Measures were adopted at the meeting to develop well-regulated, transparent, open, vibrant and resilient capital markets.

The meeting urged refining the institutions and rules for the corporate governance of listed companies. Shareholders with a controlling stake, actual controllers of companies, directors, supervisors and senior management must fulfill their statutory duties and responsibilities.

The mechanism for institutional investors to participate in corporate governance will be enhanced, and guidelines on internal controls will be widely applied. Information transparency and disclosure will be improved.

Greater efforts will be made to enhance the performance of listed companies. Well-run firms will be supported in going public. Institutions for asset restructuring, acquisition and listing will be developed and those for the refinancing and bond issuance of listed companies will be improved.

More eligible foreign investors will be allowed to make strategic investments in listed companies. The mechanism of diverse exit options for listed firms will be strengthened by refining standards, simplifying procedures and unclogging channels. Any circumvention of delisting will be strictly dealt with.

Interagency regulation and supervision will be stepped up. Issues relating to share-pledging risks, misappropriation of funds and guarantees that contravene regulations must be properly resolved.
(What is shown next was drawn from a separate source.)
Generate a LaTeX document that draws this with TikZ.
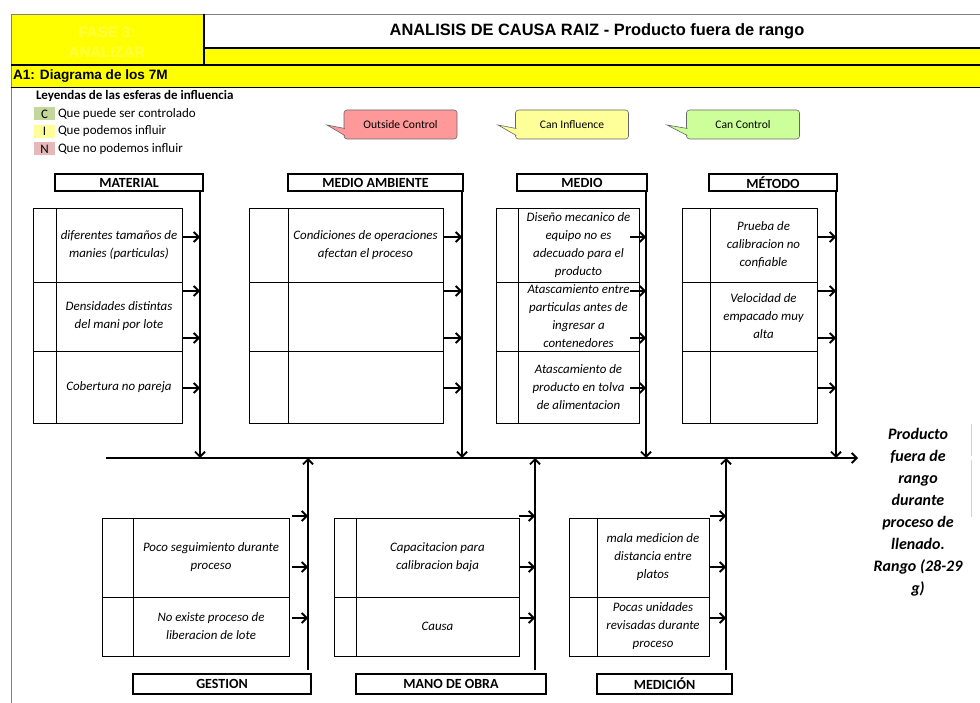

Heavier punishments will be imposed on any violation of laws and regulations, including market manipulation and insider trading.

Recent years have seen the robust and steady growth of China's capital market, with a visible rise in both the quality and quantity of listed companies. Figures from the China Securities Regulatory Commission show that by September, there were more than 4,000 publicly traded companies on the Chinese mainland, with a total market capitalization of over 79 trillion yuan ($11.6 trillion).